_DATASET EXCERPT_
◇ ◇ ◇
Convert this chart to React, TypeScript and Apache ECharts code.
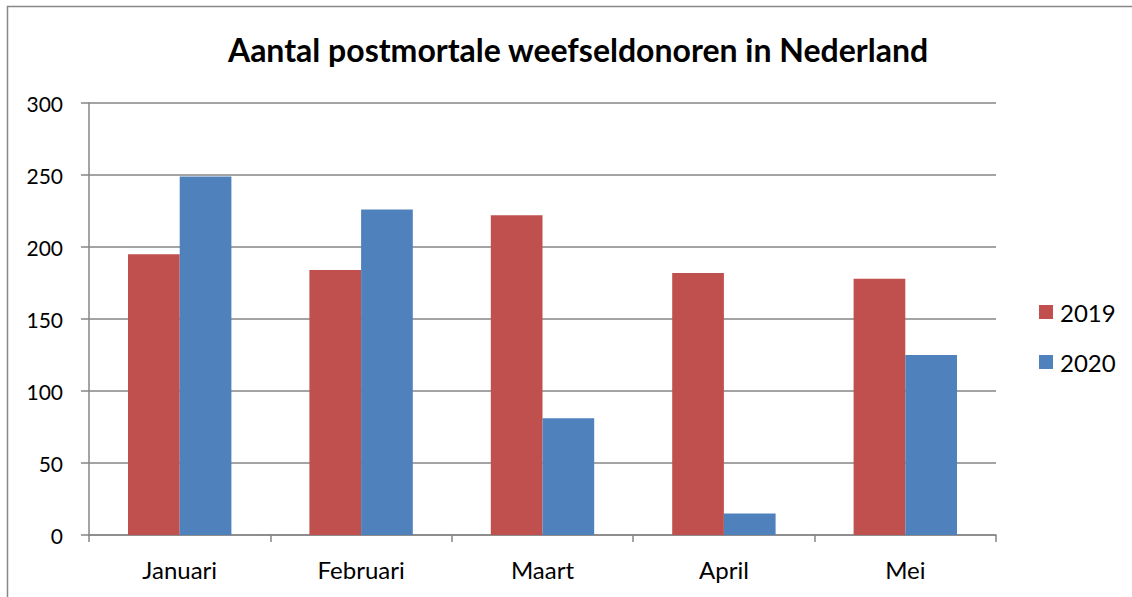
import React, { useEffect, useRef } from "react";
import * as echarts from "echarts";

const categories = ["Januari", "Februari", "Maart", "April", "Mei"];
const values2019 = [195, 184, 222, 182, 178];
const values2020 = [249, 226, 81, 15, 125];
const seriesNames = ["2019", "2020"];
const titleText = "Aantal postmortale weefseldonoren in Nederland";

const FONT = "Lato, Carlito, Calibri, sans-serif";

export default function App() {
  const ref = useRef<HTMLDivElement>(null);
  useEffect(() => {
    if (!ref.current) return;
    const chart = echarts.init(ref.current, undefined, { renderer: "svg" });
    chart.setOption({
      animation: false,
      backgroundColor: "#ffffff",
      title: {
        text: titleText,
        left: 573,
        top: 28,
        textAlign: "center",
        textStyle: { fontFamily: FONT, fontWeight: "bold", fontSize: 32, color: "#000" },
      },
      legend: {
        orient: "vertical",
        left: 1039,
        top: 300,
        padding: 0,
        itemWidth: 14,
        itemHeight: 14,
        itemGap: 26,
        icon: "rect",
        textStyle: { fontFamily: FONT, fontSize: 24, color: "#000", padding: [0, 0, 0, 2] },
        data: seriesNames,
      },
      grid: { left: 89, right: 136, top: 103, bottom: 62, containLabel: false },
      xAxis: {
        type: "category",
        data: categories,
        axisLine: { lineStyle: { color: "#868686", width: 1.5 } },
        axisTick: { show: true, alignWithLabel: false, length: 7, lineStyle: { color: "#868686", width: 1.5 } },
        axisLabel: { fontFamily: FONT, fontSize: 24, color: "#000", margin: 22 },
      },
      yAxis: {
        type: "value",
        min: 0,
        max: 300,
        interval: 50,
        axisLine: { show: true, lineStyle: { color: "#868686", width: 1.5 } },
        axisTick: { show: true, inside: false, length: 8, lineStyle: { color: "#868686", width: 1.5 } },
        splitLine: { show: true, lineStyle: { color: "#868686", width: 1.5 } },
        axisLabel: { fontFamily: FONT, fontSize: 21, color: "#000", margin: 26 },
      },
      series: [
        {
          name: seriesNames[0],
          type: "bar",
          data: values2019,
          barGap: "0%",
          barCategoryGap: "43%",
          itemStyle: { color: "#C0504D" },
        },
        {
          name: seriesNames[1],
          type: "bar",
          data: values2020,
          barGap: "0%",
          barCategoryGap: "43%",
          itemStyle: { color: "#4F81BD" },
        },
      ],
      graphic: [
        {
          type: "rect",
          shape: { x: 7.5, y: 6.5, width: 1300, height: 800 },
          style: { fill: "none", stroke: "#888888", lineWidth: 1.5 },
          silent: true,
        },
      ],
    });
    return () => chart.dispose();
  }, []);
  return (
    <div
      ref={ref}
      style={{ position: "fixed", left: 0, top: 0, width: 1132, height: 597 }}
    />
  );
}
◇ ◇ ◇
_WHAT THE EXERCISE ASKS_
Output the material word for word, omitting its pictures.

_OUTPUT FOR THIS EXERCISE_
Convert this chart to React, TypeScript and Apache ECharts code.
import React, { useEffect, useRef } from "react";
import * as echarts from "echarts";

const categories = ["Januari", "Februari", "Maart", "April", "Mei"];
const values2019 = [195, 184, 222, 182, 178];
const values2020 = [249, 226, 81, 15, 125];
const seriesNames = ["2019", "2020"];
const titleText = "Aantal postmortale weefseldonoren in Nederland";

const FONT = "Lato, Carlito, Calibri, sans-serif";

export default function App() {
  const ref = useRef<HTMLDivElement>(null);
  useEffect(() => {
    if (!ref.current) return;
    const chart = echarts.init(ref.current, undefined, { renderer: "svg" });
    chart.setOption({
      animation: false,
      backgroundColor: "#ffffff",
      title: {
        text: titleText,
        left: 573,
        top: 28,
        textAlign: "center",
        textStyle: { fontFamily: FONT, fontWeight: "bold", fontSize: 32, color: "#000" },
      },
      legend: {
        orient: "vertical",
        left: 1039,
        top: 300,
        padding: 0,
        itemWidth: 14,
        itemHeight: 14,
        itemGap: 26,
        icon: "rect",
        textStyle: { fontFamily: FONT, fontSize: 24, color: "#000", padding: [0, 0, 0, 2] },
        data: seriesNames,
      },
      grid: { left: 89, right: 136, top: 103, bottom: 62, containLabel: false },
      xAxis: {
        type: "category",
        data: categories,
        axisLine: { lineStyle: { color: "#868686", width: 1.5 } },
        axisTick: { show: true, alignWithLabel: false, length: 7, lineStyle: { color: "#868686", width: 1.5 } },
        axisLabel: { fontFamily: FONT, fontSize: 24, color: "#000", margin: 22 },
      },
      yAxis: {
        type: "value",
        min: 0,
        max: 300,
        interval: 50,
        axisLine: { show: true, lineStyle: { color: "#868686", width: 1.5 } },
        axisTick: { show: true, inside: false, length: 8, lineStyle: { color: "#868686", width: 1.5 } },
        splitLine: { show: true, lineStyle: { color: "#868686", width: 1.5 } },
        axisLabel: { fontFamily: FONT, fontSize: 21, color: "#000", margin: 26 },
      },
      series: [
        {
          name: seriesNames[0],
          type: "bar",
          data: values2019,
          barGap: "0%",
          barCategoryGap: "43%",
          itemStyle: { color: "#C0504D" },
        },
        {
          name: seriesNames[1],
          type: "bar",
          data: values2020,
          barGap: "0%",
          barCategoryGap: "43%",
          itemStyle: { color: "#4F81BD" },
        },
      ],
      graphic: [
        {
          type: "rect",
          shape: { x: 7.5, y: 6.5, width: 1300, height: 800 },
          style: { fill: "none", stroke: "#888888", lineWidth: 1.5 },
          silent: true,
        },
      ],
    });
    return () => chart.dispose();
  }, []);
  return (
    <div
      ref={ref}
      style={{ position: "fixed", left: 0, top: 0, width: 1132, height: 597 }}
    />
  );
}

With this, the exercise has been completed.